The return, next month – pending the approval of Gibraltar’s Financial Services Commission – will mark the end of a 14-year absence from the Rock on the part of the Big Four accounting firm.
Under the deal with Baker Tilly, five of that company’s directors, along with its insurance and tax services staff, will move over to become a part of EY.
In all, some 40 people will make the move, an EY spokesperson said.
The new organisation will be led by Jose Julio Pisharello, who is currently Baker Tilly Gibraltar’s chairman. His title with the new EY entity in Gibraltar will be managing partner.
When it opens next month, the new EY Gibraltar office will extend the group’s global presence to 152 countries and territories worldwide, the company said in a statement.
Baker Tilly, which has been in Gibraltar for as long as Ernst & Young/EY has been absent, will continue to operate in Gibraltar, headed by its current managing director, Ian Colllinson, and some 25 remaining staff.
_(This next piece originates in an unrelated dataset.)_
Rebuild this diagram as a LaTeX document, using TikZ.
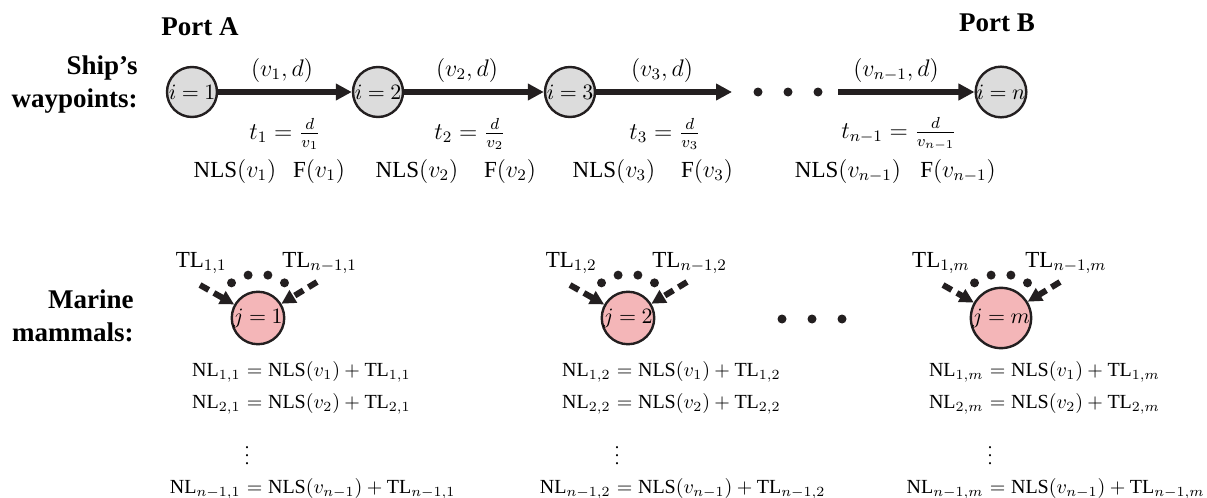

It will "continue to service those clients it retains, reviewing resources as and when appropriate", a Baker Tilly spokesperson said.
According to its website, Baker Tilly’s origins in Gibraltar actually date back to the 1920s, and it claims to be the jurisdiction’s oldest firm of chartered accountants.
Both firms will operate from separate suites of offices in Regal House, on Queensway Road in Gibraltar, near its junction with Europort Avenue.
‘Client demand’
Andy Baldwin, EY’s head of financial services for Europe, the Middle East, India and Africa, said Ernst & Young sought to return to Gibraltar, as EY, in response to “client demand”.
It left 14 years ago because Ernst & Young, back then, was "quite a different company" from what EY is now, and Gibraltar was also a "different market" than it is today.
“Gibraltar is becoming an important and growing market for insurance, asset management, private banking and gaming,” Baldwin said.
"Having a presence in Gibraltar [again] will allow us to better serve our existing clients, as well as provide opportunities for collaboration within our financial services business globally, especially the Americas.”
Tensions
Ernst & Young’s return to Gibraltar as EY takes place against a backdrop of heightened tensions between Gibraltar and Spain, which were sparked in late July by a row over an artificial reef being installed by Gibraltar in Gibraltar waters. Spain responded to the reef’s construction, which it said would impair the movement of Spanish fishermen’s boats, by introducing new and time-consuming border checks on traffic crossing into and out of Gibraltar, and threatening other measures.
Most recent incidents include an uproar over the Facebook posting, by a Spanish local politician, of an image which showed Spanish troops invading Gibraltar, complete with a Spanish flag flying over the Rock; and accusations by Gibraltar that Spain has taken to prohibiting building materials from crossing the border into the British Overseas Territory.